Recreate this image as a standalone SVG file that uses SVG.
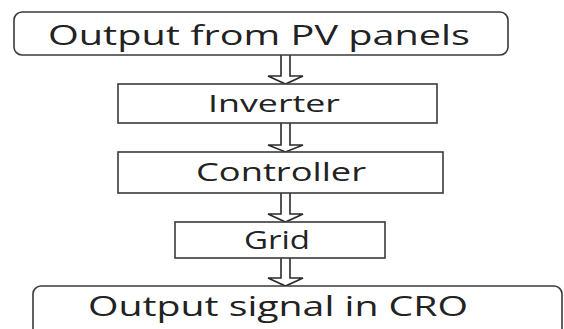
<svg xmlns="http://www.w3.org/2000/svg" width="564" height="329" viewBox="0 0 564 329">
<style>
.box{fill:#fff;stroke:#3a3a3a;stroke-width:1.6}
.lbl{font-family:"Open Sans","DejaVu Sans",sans-serif;fill:#222;text-anchor:middle}
.arr{fill:#fff;stroke:#2a2a2a;stroke-width:1.6;stroke-linejoin:miter}
</style>
<rect width="564" height="329" fill="#fff"/>
<g id="connectors">
<path class="arr" d="M281,55 V76 H268 L285.5,84 L303,76 H290 V55"/>
<path class="arr" d="M281,123 V145 H268 L285.5,152 L303,145 H290 V123"/>
<path class="arr" d="M281,193 V214 H268 L285.5,222 L303,214 H290 V193"/>
<path class="arr" d="M281,258 V278 H268 L285.5,286 L303,278 H290 V258"/>
</g>
<g id="node-pv">
<rect class="box" x="14" y="12" width="494" height="43" rx="8"/>
<text class="lbl" x="259" y="45" font-size="28" textLength="422" lengthAdjust="spacingAndGlyphs">Output from PV panels</text>
</g>
<g id="node-inverter">
<rect class="box" x="118" y="84" width="319" height="39"/>
<text class="lbl" x="274" y="112" font-size="24" textLength="132" lengthAdjust="spacingAndGlyphs">Inverter</text>
</g>
<g id="node-controller">
<rect class="box" x="118" y="152" width="325" height="41"/>
<text class="lbl" x="281" y="181" font-size="26" textLength="170" lengthAdjust="spacingAndGlyphs">Controller</text>
</g>
<g id="node-grid">
<rect class="box" x="175" y="222" width="210" height="36"/>
<text class="lbl" x="277" y="249" font-size="25" textLength="66" lengthAdjust="spacingAndGlyphs">Grid</text>
</g>
<g id="node-cro">
<rect class="box" x="33" y="286" width="529" height="52" rx="8"/>
<text class="lbl" x="278" y="316" font-size="28" textLength="380" lengthAdjust="spacingAndGlyphs">Output signal in CRO</text>
</g>
</svg>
────────────────
Problem to work on: Quote all the lines above exactly as given. Do not include the pictures.

Solved exercise:
Recreate this image as a standalone SVG file that uses SVG.
<svg xmlns="http://www.w3.org/2000/svg" width="564" height="329" viewBox="0 0 564 329">
<style>
.box{fill:#fff;stroke:#3a3a3a;stroke-width:1.6}
.lbl{font-family:"Open Sans","DejaVu Sans",sans-serif;fill:#222;text-anchor:middle}
.arr{fill:#fff;stroke:#2a2a2a;stroke-width:1.6;stroke-linejoin:miter}
</style>
<rect width="564" height="329" fill="#fff"/>
<g id="connectors">
<path class="arr" d="M281,55 V76 H268 L285.5,84 L303,76 H290 V55"/>
<path class="arr" d="M281,123 V145 H268 L285.5,152 L303,145 H290 V123"/>
<path class="arr" d="M281,193 V214 H268 L285.5,222 L303,214 H290 V193"/>
<path class="arr" d="M281,258 V278 H268 L285.5,286 L303,278 H290 V258"/>
</g>
<g id="node-pv">
<rect class="box" x="14" y="12" width="494" height="43" rx="8"/>
<text class="lbl" x="259" y="45" font-size="28" textLength="422" lengthAdjust="spacingAndGlyphs">Output from PV panels</text>
</g>
<g id="node-inverter">
<rect class="box" x="118" y="84" width="319" height="39"/>
<text class="lbl" x="274" y="112" font-size="24" textLength="132" lengthAdjust="spacingAndGlyphs">Inverter</text>
</g>
<g id="node-controller">
<rect class="box" x="118" y="152" width="325" height="41"/>
<text class="lbl" x="281" y="181" font-size="26" textLength="170" lengthAdjust="spacingAndGlyphs">Controller</text>
</g>
<g id="node-grid">
<rect class="box" x="175" y="222" width="210" height="36"/>
<text class="lbl" x="277" y="249" font-size="25" textLength="66" lengthAdjust="spacingAndGlyphs">Grid</text>
</g>
<g id="node-cro">
<rect class="box" x="33" y="286" width="529" height="52" rx="8"/>
<text class="lbl" x="278" y="316" font-size="28" textLength="380" lengthAdjust="spacingAndGlyphs">Output signal in CRO</text>
</g>
</svg>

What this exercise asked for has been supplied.